Today, that former student-athlete is a football coach.
Porter says things have certainly changed over nearly five decades of work.
“These kids are under such demands, and it manifests in a lot of psychological things. There are more visits for mental health,” Porter says. “On one level, it’s a good thing: Back in the ’80s and ’90s there was a stigma to seeing a mental health professional. People wouldn’t admit to struggling with anxiety or depression. The NCAA has made a lot of progress in helping remove that stigma.”
Now, Porter and the C.A.T.S. medical team have traveled uncharted territory during the coronavirus pandemic.
“With COVID-19, there’s been so much that we don’t know,” Porter says. “We follow CDC guidelines and implement safety protocols. But a lot of things change. Often, we’re telling athletes, coaches, administrators one thing and two or three weeks later, we may be telling them something totally different.”
Long days and little rest have just been part of the job during the pandemic. The medical team’s work has paid off, though. Protocols they implemented have kept student-athletes, coaches and staff safe.
Porter plans to stick around before he heads into retirement. When that day comes, he’ll travel and digitize his eclectic collection of 500 vinyl records. He’ll also continue his life of service.
“When I retire, I’d like to give back. The African American community has been hit hard by COVID-19. There’s a lot of people who are concerned about the vaccine. Many African Americans are skeptical about it, given the Tuskegee experiment and other factors,” he says, referencing the unethical studies from 1932 to 1972 in which Black men were deprived of treatment for syphilis.
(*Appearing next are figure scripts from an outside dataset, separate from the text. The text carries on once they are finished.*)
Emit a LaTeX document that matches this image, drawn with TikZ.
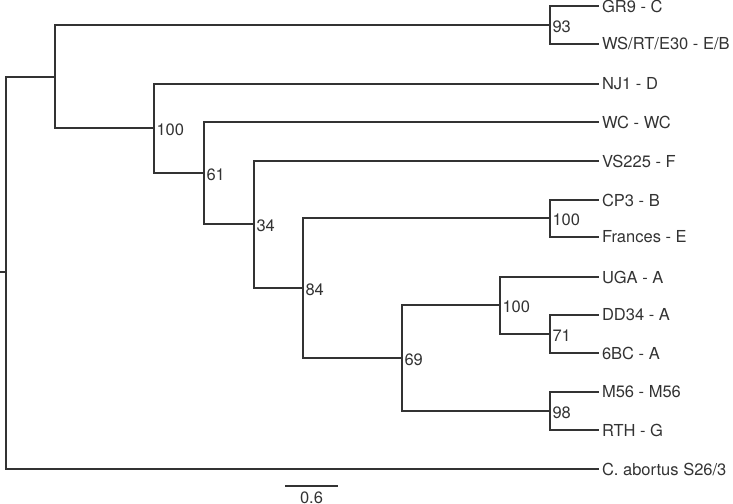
\documentclass[tikz,border=0pt]{standalone}
\usepackage{fontspec}
\setmainfont{TeX Gyre Heros}
\usetikzlibrary{positioning}

\begin{document}
\begin{tikzpicture}[x=1bp, y=-1bp, line width=1.1bp, color=black!80,
  branch/.style={to path={|- (\tikztotarget)}},
  leaf/.style={anchor=west, inner sep=2.5bp, font=\fontsize{16.5bp}{19bp}\selectfont},
  boot/.style={anchor=west, inner sep=2bp, yshift=-1.5bp, font=\fontsize{16.5bp}{19bp}\selectfont}]
  \useasboundingbox (0,0) rectangle (733,504);

  % taxa
  \node[leaf] (GR9) at (599,6) {GR9 - C};
  \node[leaf] (WS) at (599,44) {WS/RT/E30 - E/B};
  \node[leaf] (NJ1) at (599,84) {NJ1 - D};
  \node[leaf] (WC) at (599,122) {WC - WC};
  \node[leaf] (VS225) at (599,161) {VS225 - F};
  \node[leaf] (CP3) at (599,200) {CP3 - B};
  \node[leaf] (Frances) at (599,237) {Frances - E};
  \node[leaf] (UGA) at (599,277) {UGA - A};
  \node[leaf] (DD34) at (599,315) {DD34 - A};
  \node[leaf] (6BC) at (599,353) {6BC - A};
  \node[leaf] (M56) at (599,392) {M56 - M56};
  \node[leaf] (RTH) at (599,430) {RTH - G};
  \node[leaf] (Cab) at (599,469) {C. abortus S26/3};

  % internal nodes
  \coordinate (stub) at (0,272);
  \coordinate (root) at (6,272);
  \coordinate (nA) at (55,77);
  \coordinate (n93) at (550,25);
  \coordinate (n100) at (154,128);
  \coordinate (n61) at (204,173);
  \coordinate (n34) at (254,224);
  \coordinate (n84) at (303,288);
  \coordinate (nCP) at (550,218);
  \coordinate (n69) at (402,358);
  \coordinate (nUGA) at (500,305);
  \coordinate (n71) at (550,334);
  \coordinate (n98) at (550,411);

  % bootstrap values
  \node[boot] (b93) at (n93) {93};
  \node[boot] (b100) at (n100) {100};
  \node[boot] (b61) at (n61) {61};
  \node[boot] (b34) at (n34) {34};
  \node[boot] (b84) at (n84) {84};
  \node[boot] (bCP) at (nCP) {100};
  \node[boot] (b69) at (n69) {69};
  \node[boot] (bUGA) at (nUGA) {100};
  \node[boot] (b71) at (n71) {71};
  \node[boot] (b98) at (n98) {98};

  \draw (stub) -- (root);
  \path[branch]
  (root) edge (nA)
    (root) edge (Cab)
  (nA) edge (n93)
    (nA) edge (n100)
  (n93) edge (GR9)
    (n93) edge (WS)
  (n100) edge (NJ1)
    (n100) edge (n61)
  (n61) edge (WC)
    (n61) edge (n34)
  (n34) edge (VS225)
    (n34) edge (n84)
  (n84) edge (nCP)
    (n84) edge (n69)
  (nCP) edge (CP3)
    (nCP) edge (Frances)
  (n69) edge (nUGA)
    (n69) edge (n98)
  (nUGA) edge (UGA)
    (nUGA) edge (n71)
  (n71) edge (DD34)
    (n71) edge (6BC)
  (n98) edge (M56)
    (n98) edge (RTH);

  % scale bar
  \coordinate (sbL) at (285,486);
  \coordinate (sbR) at (338,486);
  \draw (sbL) -- (sbR);
  \node[boot, anchor=north, inner sep=0pt, yshift=0pt] (sbtext) at (311.5,490) {0.6};
\end{tikzpicture}
\end{document}
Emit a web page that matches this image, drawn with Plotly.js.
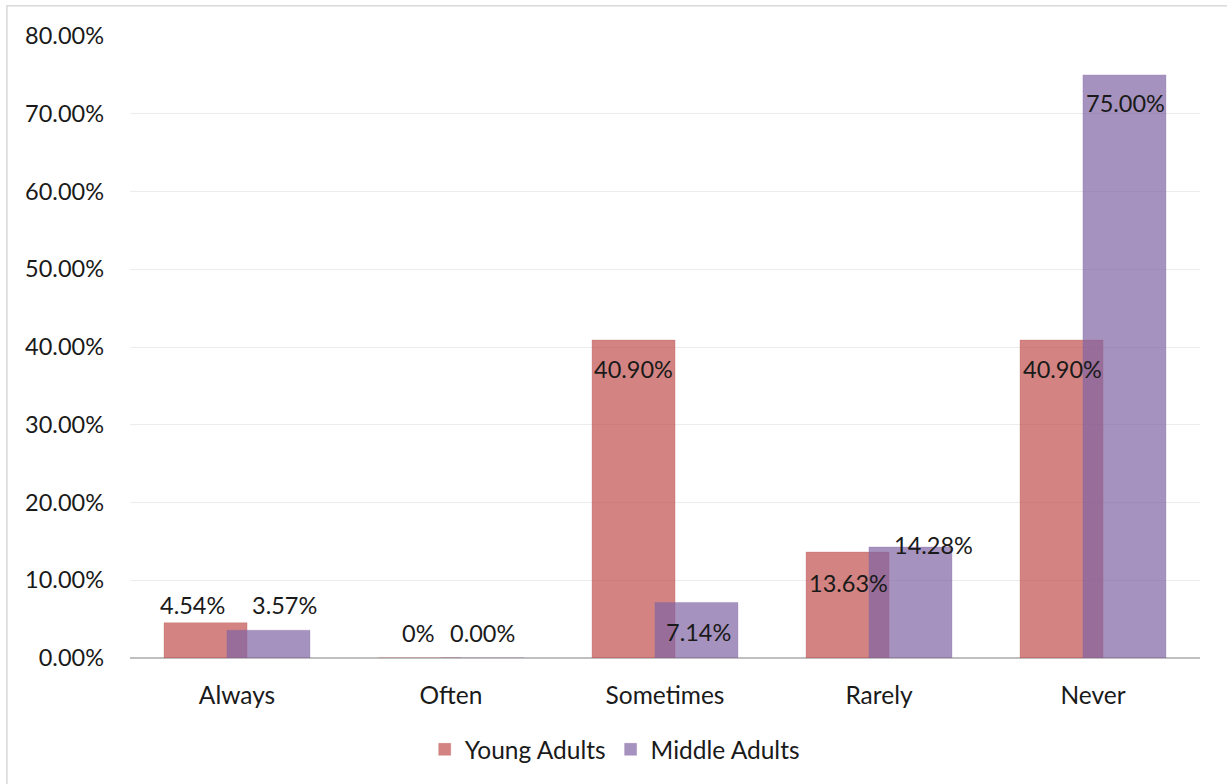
<!DOCTYPE html>
<html>
<head>
<meta charset="utf-8">
<script src="https://cdn.plot.ly/plotly-3.0.1.min.js"></script>
<style>
  html, body { margin: 0; padding: 0; background: #ffffff; }
  #chart { width: 1227px; height: 784px; }
</style>
</head>
<body>
<div id="chart"></div>
<script>
// Response categories and shares for each age group
const categories = ["Always", "Often", "Sometimes", "Rarely", "Never"];
const youngAdults = [0.0454, 0, 0.409, 0.1363, 0.409];
const middleAdults = [0.0357, 0, 0.0714, 0.1428, 0.75];
const youngLabels = ["4.54%", "0%", "40.90%", "13.63%", "40.90%"];
const middleLabels = ["3.57%", "0.00%", "7.14%", "14.28%", "75.00%"];
const seriesNames = ["Young Adults", "Middle Adults"];

// Label placement (pixel shifts relative to each category centre / bar top)
const youngShiftX = [-45, -33, -32, -31, -31];
const youngShiftY = [18, 25, -29, -31, -29];
const middleShiftX = [47, 31, 33, 54, 32];
const middleShiftY = [25, 25, -30, 2, -28];

const fontFamily = "Lato, 'Open Sans', sans-serif";
const textColor = "#1a1a1a";
const numberSize = 23.5;
const wordSize = 24.5;

const barWidth = 0.388;
const traces = [
  {
    type: "bar", name: seriesNames[0], x: categories, y: youngAdults,
    width: barWidth, offset: -0.341,
    marker: { color: "rgba(192,80,77,0.7)", line: { color: "rgba(192,80,77,0.25)", width: 1 } },
    hoverinfo: "skip"
  },
  {
    type: "bar", name: seriesNames[1], x: categories, y: middleAdults,
    width: barWidth, offset: -0.047,
    marker: { color: "rgba(128,100,162,0.7)", line: { color: "rgba(128,100,162,0.25)", width: 1 } },
    hoverinfo: "skip"
  }
];

const annotations = [];
categories.forEach((c, i) => {
  annotations.push({
    x: c, y: youngAdults[i], text: youngLabels[i], showarrow: false,
    xshift: youngShiftX[i], yshift: youngShiftY[i],
    font: { family: fontFamily, size: numberSize, color: textColor }
  });
  annotations.push({
    x: c, y: middleAdults[i], text: middleLabels[i], showarrow: false,
    xshift: middleShiftX[i], yshift: middleShiftY[i],
    font: { family: fontFamily, size: numberSize, color: textColor }
  });
});

const layout = {
  width: 1227, height: 784,
  margin: { l: 130, r: 27, t: 36, b: 126 },
  paper_bgcolor: "#ffffff", plot_bgcolor: "#ffffff",
  barmode: "overlay",
  showlegend: true,
  font: { family: fontFamily, size: wordSize, color: textColor },
  xaxis: {
    type: "category", showgrid: false, zeroline: false,
    showline: false, ticks: "", tickfont: { family: fontFamily, size: wordSize, color: textColor },
    ticklabelstandoff: 20
  },
  yaxis: {
    range: [0, 0.8], dtick: 0.1, tickformat: ".2%",
    showgrid: true, gridcolor: "#ececec", gridwidth: 1,
    zeroline: true, zerolinecolor: "#bfbfbf", zerolinewidth: 2.5,
    showline: false, ticks: "", ticklabelstandoff: 25,
    tickfont: { family: fontFamily, size: numberSize, color: textColor }
  },
  legend: {
    orientation: "h", x: 0.453, xanchor: "center", y: -0.147, yanchor: "middle",
    font: { family: fontFamily, size: wordSize, color: textColor },
    itemwidth: 30, traceorder: "normal"
  },
  annotations: annotations,
  shapes: [
    {
      type: "rect", xref: "paper", yref: "paper",
      x0: -0.1150, x1: 1.04, y0: -0.22, y1: 1.0485,
      line: { color: "#d9d9d9", width: 1.5 }, fillcolor: "rgba(0,0,0,0)", layer: "below"
    }
  ]
};

Plotly.newPlot("chart", traces, layout, { displayModeBar: false, staticPlot: true });
</script>
</body>
</html>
He’d also like to be more active in organizations that improve the availability and quality of health care in resource-scarce communities, such as: Doctors Without Borders, Health Volunteers Overseas or The Flying Samaritans.
“I’d like to advocate for people who don’t feel they have the sophistication to deal with the medical system and help narrow that gap to access and impact the medical community’s ability to improve health care delivery.”